Your objective
Exclude images, then output the remaining data verbatim.

Source data
######

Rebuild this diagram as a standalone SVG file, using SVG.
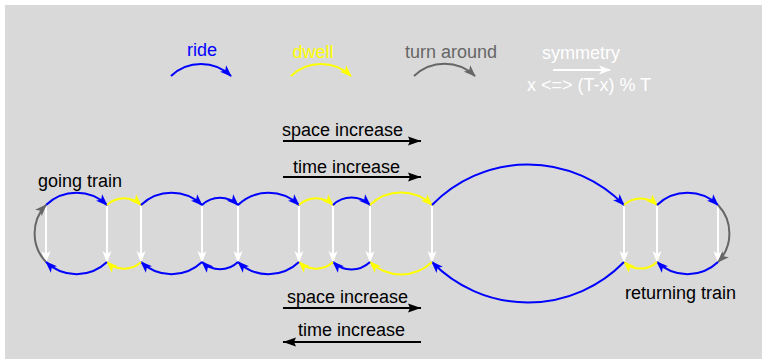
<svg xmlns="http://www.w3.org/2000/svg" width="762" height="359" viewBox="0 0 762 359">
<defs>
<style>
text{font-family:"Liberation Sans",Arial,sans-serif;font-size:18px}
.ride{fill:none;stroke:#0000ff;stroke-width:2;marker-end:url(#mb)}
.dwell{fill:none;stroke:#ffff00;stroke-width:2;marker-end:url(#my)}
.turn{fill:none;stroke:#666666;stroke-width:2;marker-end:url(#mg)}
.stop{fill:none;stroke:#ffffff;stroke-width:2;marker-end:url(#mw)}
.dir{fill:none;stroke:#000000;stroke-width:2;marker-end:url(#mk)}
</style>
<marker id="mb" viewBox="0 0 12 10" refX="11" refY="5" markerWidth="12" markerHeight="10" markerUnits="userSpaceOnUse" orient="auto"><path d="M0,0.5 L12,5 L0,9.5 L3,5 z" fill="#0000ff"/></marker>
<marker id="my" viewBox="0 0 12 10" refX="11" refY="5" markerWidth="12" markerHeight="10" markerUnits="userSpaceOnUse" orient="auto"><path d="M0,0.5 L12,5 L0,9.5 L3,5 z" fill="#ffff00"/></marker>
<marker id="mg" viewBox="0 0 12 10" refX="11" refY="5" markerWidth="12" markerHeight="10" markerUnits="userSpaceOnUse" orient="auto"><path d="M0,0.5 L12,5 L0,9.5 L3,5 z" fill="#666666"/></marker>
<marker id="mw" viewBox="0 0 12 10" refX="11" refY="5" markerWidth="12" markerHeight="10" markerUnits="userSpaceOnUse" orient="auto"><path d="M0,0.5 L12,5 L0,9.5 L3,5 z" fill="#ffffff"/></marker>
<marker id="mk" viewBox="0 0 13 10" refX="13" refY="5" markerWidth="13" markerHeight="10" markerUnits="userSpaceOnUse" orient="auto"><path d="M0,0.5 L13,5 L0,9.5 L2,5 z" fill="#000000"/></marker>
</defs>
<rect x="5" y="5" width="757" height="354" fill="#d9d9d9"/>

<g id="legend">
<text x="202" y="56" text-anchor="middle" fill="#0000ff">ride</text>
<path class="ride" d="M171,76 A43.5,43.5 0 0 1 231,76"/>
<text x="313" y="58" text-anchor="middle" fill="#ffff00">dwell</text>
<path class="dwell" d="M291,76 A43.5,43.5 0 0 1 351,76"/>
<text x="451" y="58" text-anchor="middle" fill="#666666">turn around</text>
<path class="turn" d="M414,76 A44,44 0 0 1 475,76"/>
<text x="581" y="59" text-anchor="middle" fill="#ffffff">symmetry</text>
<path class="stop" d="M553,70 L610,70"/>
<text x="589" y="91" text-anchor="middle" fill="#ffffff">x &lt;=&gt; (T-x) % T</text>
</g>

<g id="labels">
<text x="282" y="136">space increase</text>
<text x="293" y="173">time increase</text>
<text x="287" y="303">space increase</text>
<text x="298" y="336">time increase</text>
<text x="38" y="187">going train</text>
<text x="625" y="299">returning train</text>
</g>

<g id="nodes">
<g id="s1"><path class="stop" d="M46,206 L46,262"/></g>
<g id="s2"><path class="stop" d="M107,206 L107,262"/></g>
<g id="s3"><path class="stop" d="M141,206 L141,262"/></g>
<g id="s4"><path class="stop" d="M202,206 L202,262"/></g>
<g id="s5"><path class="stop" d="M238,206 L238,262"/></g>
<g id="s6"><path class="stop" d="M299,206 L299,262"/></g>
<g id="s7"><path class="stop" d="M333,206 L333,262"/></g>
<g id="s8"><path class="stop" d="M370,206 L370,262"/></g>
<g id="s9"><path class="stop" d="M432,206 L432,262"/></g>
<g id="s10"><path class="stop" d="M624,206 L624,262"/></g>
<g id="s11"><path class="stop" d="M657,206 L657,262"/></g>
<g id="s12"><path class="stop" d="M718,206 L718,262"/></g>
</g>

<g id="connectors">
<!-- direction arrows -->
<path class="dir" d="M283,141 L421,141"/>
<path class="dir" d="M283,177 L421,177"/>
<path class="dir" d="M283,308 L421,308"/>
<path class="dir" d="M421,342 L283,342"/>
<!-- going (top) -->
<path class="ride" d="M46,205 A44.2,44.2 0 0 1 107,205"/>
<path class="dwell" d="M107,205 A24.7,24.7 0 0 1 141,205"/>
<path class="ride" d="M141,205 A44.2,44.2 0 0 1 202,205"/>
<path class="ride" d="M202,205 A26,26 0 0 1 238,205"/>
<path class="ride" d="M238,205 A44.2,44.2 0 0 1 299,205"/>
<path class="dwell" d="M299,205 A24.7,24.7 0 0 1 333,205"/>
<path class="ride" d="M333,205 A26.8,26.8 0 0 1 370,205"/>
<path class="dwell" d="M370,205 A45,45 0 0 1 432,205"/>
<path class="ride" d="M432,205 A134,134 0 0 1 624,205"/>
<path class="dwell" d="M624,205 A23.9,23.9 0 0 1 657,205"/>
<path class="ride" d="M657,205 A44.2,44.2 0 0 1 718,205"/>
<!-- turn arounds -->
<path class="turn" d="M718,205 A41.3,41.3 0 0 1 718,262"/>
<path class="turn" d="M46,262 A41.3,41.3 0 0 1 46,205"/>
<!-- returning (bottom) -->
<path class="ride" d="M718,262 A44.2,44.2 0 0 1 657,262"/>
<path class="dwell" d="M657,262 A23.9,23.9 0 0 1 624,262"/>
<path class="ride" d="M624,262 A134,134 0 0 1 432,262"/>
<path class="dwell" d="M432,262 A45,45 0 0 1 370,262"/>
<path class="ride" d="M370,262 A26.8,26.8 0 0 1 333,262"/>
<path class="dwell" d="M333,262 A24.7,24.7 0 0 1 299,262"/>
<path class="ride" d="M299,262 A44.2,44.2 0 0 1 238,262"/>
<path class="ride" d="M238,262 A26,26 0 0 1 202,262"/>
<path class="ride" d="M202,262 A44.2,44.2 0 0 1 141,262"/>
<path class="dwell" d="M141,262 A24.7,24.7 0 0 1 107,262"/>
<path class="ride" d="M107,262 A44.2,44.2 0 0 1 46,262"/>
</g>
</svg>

######

Completed task
Rebuild this diagram as a standalone SVG file, using SVG.
<svg xmlns="http://www.w3.org/2000/svg" width="762" height="359" viewBox="0 0 762 359">
<defs>
<style>
text{font-family:"Liberation Sans",Arial,sans-serif;font-size:18px}
.ride{fill:none;stroke:#0000ff;stroke-width:2;marker-end:url(#mb)}
.dwell{fill:none;stroke:#ffff00;stroke-width:2;marker-end:url(#my)}
.turn{fill:none;stroke:#666666;stroke-width:2;marker-end:url(#mg)}
.stop{fill:none;stroke:#ffffff;stroke-width:2;marker-end:url(#mw)}
.dir{fill:none;stroke:#000000;stroke-width:2;marker-end:url(#mk)}
</style>
<marker id="mb" viewBox="0 0 12 10" refX="11" refY="5" markerWidth="12" markerHeight="10" markerUnits="userSpaceOnUse" orient="auto"><path d="M0,0.5 L12,5 L0,9.5 L3,5 z" fill="#0000ff"/></marker>
<marker id="my" viewBox="0 0 12 10" refX="11" refY="5" markerWidth="12" markerHeight="10" markerUnits="userSpaceOnUse" orient="auto"><path d="M0,0.5 L12,5 L0,9.5 L3,5 z" fill="#ffff00"/></marker>
<marker id="mg" viewBox="0 0 12 10" refX="11" refY="5" markerWidth="12" markerHeight="10" markerUnits="userSpaceOnUse" orient="auto"><path d="M0,0.5 L12,5 L0,9.5 L3,5 z" fill="#666666"/></marker>
<marker id="mw" viewBox="0 0 12 10" refX="11" refY="5" markerWidth="12" markerHeight="10" markerUnits="userSpaceOnUse" orient="auto"><path d="M0,0.5 L12,5 L0,9.5 L3,5 z" fill="#ffffff"/></marker>
<marker id="mk" viewBox="0 0 13 10" refX="13" refY="5" markerWidth="13" markerHeight="10" markerUnits="userSpaceOnUse" orient="auto"><path d="M0,0.5 L13,5 L0,9.5 L2,5 z" fill="#000000"/></marker>
</defs>
<rect x="5" y="5" width="757" height="354" fill="#d9d9d9"/>

<g id="legend">
<text x="202" y="56" text-anchor="middle" fill="#0000ff">ride</text>
<path class="ride" d="M171,76 A43.5,43.5 0 0 1 231,76"/>
<text x="313" y="58" text-anchor="middle" fill="#ffff00">dwell</text>
<path class="dwell" d="M291,76 A43.5,43.5 0 0 1 351,76"/>
<text x="451" y="58" text-anchor="middle" fill="#666666">turn around</text>
<path class="turn" d="M414,76 A44,44 0 0 1 475,76"/>
<text x="581" y="59" text-anchor="middle" fill="#ffffff">symmetry</text>
<path class="stop" d="M553,70 L610,70"/>
<text x="589" y="91" text-anchor="middle" fill="#ffffff">x &lt;=&gt; (T-x) % T</text>
</g>

<g id="labels">
<text x="282" y="136">space increase</text>
<text x="293" y="173">time increase</text>
<text x="287" y="303">space increase</text>
<text x="298" y="336">time increase</text>
<text x="38" y="187">going train</text>
<text x="625" y="299">returning train</text>
</g>

<g id="nodes">
<g id="s1"><path class="stop" d="M46,206 L46,262"/></g>
<g id="s2"><path class="stop" d="M107,206 L107,262"/></g>
<g id="s3"><path class="stop" d="M141,206 L141,262"/></g>
<g id="s4"><path class="stop" d="M202,206 L202,262"/></g>
<g id="s5"><path class="stop" d="M238,206 L238,262"/></g>
<g id="s6"><path class="stop" d="M299,206 L299,262"/></g>
<g id="s7"><path class="stop" d="M333,206 L333,262"/></g>
<g id="s8"><path class="stop" d="M370,206 L370,262"/></g>
<g id="s9"><path class="stop" d="M432,206 L432,262"/></g>
<g id="s10"><path class="stop" d="M624,206 L624,262"/></g>
<g id="s11"><path class="stop" d="M657,206 L657,262"/></g>
<g id="s12"><path class="stop" d="M718,206 L718,262"/></g>
</g>

<g id="connectors">
<!-- direction arrows -->
<path class="dir" d="M283,141 L421,141"/>
<path class="dir" d="M283,177 L421,177"/>
<path class="dir" d="M283,308 L421,308"/>
<path class="dir" d="M421,342 L283,342"/>
<!-- going (top) -->
<path class="ride" d="M46,205 A44.2,44.2 0 0 1 107,205"/>
<path class="dwell" d="M107,205 A24.7,24.7 0 0 1 141,205"/>
<path class="ride" d="M141,205 A44.2,44.2 0 0 1 202,205"/>
<path class="ride" d="M202,205 A26,26 0 0 1 238,205"/>
<path class="ride" d="M238,205 A44.2,44.2 0 0 1 299,205"/>
<path class="dwell" d="M299,205 A24.7,24.7 0 0 1 333,205"/>
<path class="ride" d="M333,205 A26.8,26.8 0 0 1 370,205"/>
<path class="dwell" d="M370,205 A45,45 0 0 1 432,205"/>
<path class="ride" d="M432,205 A134,134 0 0 1 624,205"/>
<path class="dwell" d="M624,205 A23.9,23.9 0 0 1 657,205"/>
<path class="ride" d="M657,205 A44.2,44.2 0 0 1 718,205"/>
<!-- turn arounds -->
<path class="turn" d="M718,205 A41.3,41.3 0 0 1 718,262"/>
<path class="turn" d="M46,262 A41.3,41.3 0 0 1 46,205"/>
<!-- returning (bottom) -->
<path class="ride" d="M718,262 A44.2,44.2 0 0 1 657,262"/>
<path class="dwell" d="M657,262 A23.9,23.9 0 0 1 624,262"/>
<path class="ride" d="M624,262 A134,134 0 0 1 432,262"/>
<path class="dwell" d="M432,262 A45,45 0 0 1 370,262"/>
<path class="ride" d="M370,262 A26.8,26.8 0 0 1 333,262"/>
<path class="dwell" d="M333,262 A24.7,24.7 0 0 1 299,262"/>
<path class="ride" d="M299,262 A44.2,44.2 0 0 1 238,262"/>
<path class="ride" d="M238,262 A26,26 0 0 1 202,262"/>
<path class="ride" d="M202,262 A44.2,44.2 0 0 1 141,262"/>
<path class="dwell" d="M141,262 A24.7,24.7 0 0 1 107,262"/>
<path class="ride" d="M107,262 A44.2,44.2 0 0 1 46,262"/>
</g>
</svg>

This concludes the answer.